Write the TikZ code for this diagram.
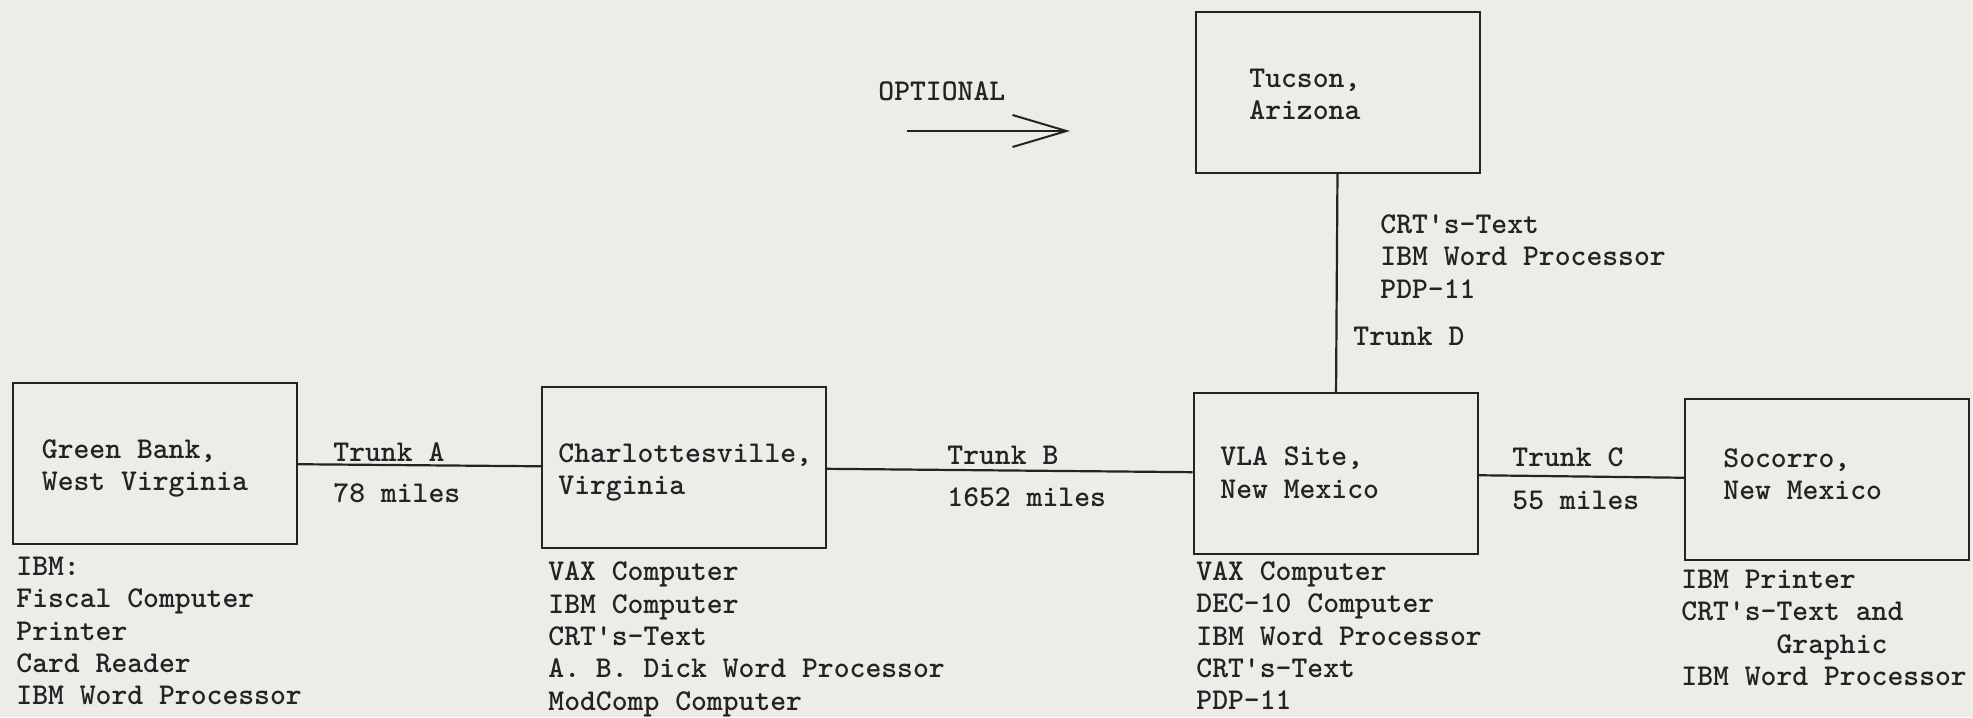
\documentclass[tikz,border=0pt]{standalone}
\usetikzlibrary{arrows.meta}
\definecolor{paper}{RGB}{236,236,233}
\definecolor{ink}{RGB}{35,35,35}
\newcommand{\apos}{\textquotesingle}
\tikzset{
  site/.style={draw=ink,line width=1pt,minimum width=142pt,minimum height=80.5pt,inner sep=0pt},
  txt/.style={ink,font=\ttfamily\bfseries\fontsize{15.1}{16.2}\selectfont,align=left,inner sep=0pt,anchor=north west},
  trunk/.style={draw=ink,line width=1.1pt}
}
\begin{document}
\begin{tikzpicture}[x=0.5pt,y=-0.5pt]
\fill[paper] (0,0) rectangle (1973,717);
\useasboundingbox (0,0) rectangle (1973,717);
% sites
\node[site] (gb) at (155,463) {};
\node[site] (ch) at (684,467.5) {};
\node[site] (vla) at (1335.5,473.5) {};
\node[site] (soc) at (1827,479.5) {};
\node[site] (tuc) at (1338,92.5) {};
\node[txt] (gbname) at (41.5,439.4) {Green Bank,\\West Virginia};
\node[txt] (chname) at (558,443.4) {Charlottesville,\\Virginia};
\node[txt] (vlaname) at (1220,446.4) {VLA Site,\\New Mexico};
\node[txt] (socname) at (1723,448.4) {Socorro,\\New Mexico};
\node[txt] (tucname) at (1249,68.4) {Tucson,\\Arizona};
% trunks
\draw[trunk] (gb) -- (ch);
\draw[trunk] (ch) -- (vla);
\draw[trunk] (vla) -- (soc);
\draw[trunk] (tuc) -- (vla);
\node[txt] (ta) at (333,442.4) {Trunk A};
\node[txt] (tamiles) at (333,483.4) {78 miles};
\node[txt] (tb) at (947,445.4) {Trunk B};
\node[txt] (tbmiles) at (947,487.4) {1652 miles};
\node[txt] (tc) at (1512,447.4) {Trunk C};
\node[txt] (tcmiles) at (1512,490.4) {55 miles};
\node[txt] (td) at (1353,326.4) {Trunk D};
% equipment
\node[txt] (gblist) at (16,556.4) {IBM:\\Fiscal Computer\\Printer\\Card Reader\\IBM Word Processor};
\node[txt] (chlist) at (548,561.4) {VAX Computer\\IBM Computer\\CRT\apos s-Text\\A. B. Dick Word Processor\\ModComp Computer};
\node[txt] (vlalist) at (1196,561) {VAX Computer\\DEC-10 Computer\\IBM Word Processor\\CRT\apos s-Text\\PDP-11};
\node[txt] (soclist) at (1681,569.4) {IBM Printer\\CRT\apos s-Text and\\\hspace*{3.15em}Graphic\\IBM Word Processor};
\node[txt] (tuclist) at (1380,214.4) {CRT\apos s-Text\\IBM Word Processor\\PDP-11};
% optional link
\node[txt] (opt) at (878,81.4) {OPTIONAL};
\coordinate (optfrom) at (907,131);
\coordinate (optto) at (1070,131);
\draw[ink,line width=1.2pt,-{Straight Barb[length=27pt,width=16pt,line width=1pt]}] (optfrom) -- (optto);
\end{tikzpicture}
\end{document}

[The exercise]
Copy the data character for character, but drop all pictures from the copy.

[Answer to the problem]
Write the TikZ code for this diagram.
\documentclass[tikz,border=0pt]{standalone}
\usetikzlibrary{arrows.meta}
\definecolor{paper}{RGB}{236,236,233}
\definecolor{ink}{RGB}{35,35,35}
\newcommand{\apos}{\textquotesingle}
\tikzset{
  site/.style={draw=ink,line width=1pt,minimum width=142pt,minimum height=80.5pt,inner sep=0pt},
  txt/.style={ink,font=\ttfamily\bfseries\fontsize{15.1}{16.2}\selectfont,align=left,inner sep=0pt,anchor=north west},
  trunk/.style={draw=ink,line width=1.1pt}
}
\begin{document}
\begin{tikzpicture}[x=0.5pt,y=-0.5pt]
\fill[paper] (0,0) rectangle (1973,717);
\useasboundingbox (0,0) rectangle (1973,717);
% sites
\node[site] (gb) at (155,463) {};
\node[site] (ch) at (684,467.5) {};
\node[site] (vla) at (1335.5,473.5) {};
\node[site] (soc) at (1827,479.5) {};
\node[site] (tuc) at (1338,92.5) {};
\node[txt] (gbname) at (41.5,439.4) {Green Bank,\\West Virginia};
\node[txt] (chname) at (558,443.4) {Charlottesville,\\Virginia};
\node[txt] (vlaname) at (1220,446.4) {VLA Site,\\New Mexico};
\node[txt] (socname) at (1723,448.4) {Socorro,\\New Mexico};
\node[txt] (tucname) at (1249,68.4) {Tucson,\\Arizona};
% trunks
\draw[trunk] (gb) -- (ch);
\draw[trunk] (ch) -- (vla);
\draw[trunk] (vla) -- (soc);
\draw[trunk] (tuc) -- (vla);
\node[txt] (ta) at (333,442.4) {Trunk A};
\node[txt] (tamiles) at (333,483.4) {78 miles};
\node[txt] (tb) at (947,445.4) {Trunk B};
\node[txt] (tbmiles) at (947,487.4) {1652 miles};
\node[txt] (tc) at (1512,447.4) {Trunk C};
\node[txt] (tcmiles) at (1512,490.4) {55 miles};
\node[txt] (td) at (1353,326.4) {Trunk D};
% equipment
\node[txt] (gblist) at (16,556.4) {IBM:\\Fiscal Computer\\Printer\\Card Reader\\IBM Word Processor};
\node[txt] (chlist) at (548,561.4) {VAX Computer\\IBM Computer\\CRT\apos s-Text\\A. B. Dick Word Processor\\ModComp Computer};
\node[txt] (vlalist) at (1196,561) {VAX Computer\\DEC-10 Computer\\IBM Word Processor\\CRT\apos s-Text\\PDP-11};
\node[txt] (soclist) at (1681,569.4) {IBM Printer\\CRT\apos s-Text and\\\hspace*{3.15em}Graphic\\IBM Word Processor};
\node[txt] (tuclist) at (1380,214.4) {CRT\apos s-Text\\IBM Word Processor\\PDP-11};
% optional link
\node[txt] (opt) at (878,81.4) {OPTIONAL};
\coordinate (optfrom) at (907,131);
\coordinate (optto) at (1070,131);
\draw[ink,line width=1.2pt,-{Straight Barb[length=27pt,width=16pt,line width=1pt]}] (optfrom) -- (optto);
\end{tikzpicture}
\end{document}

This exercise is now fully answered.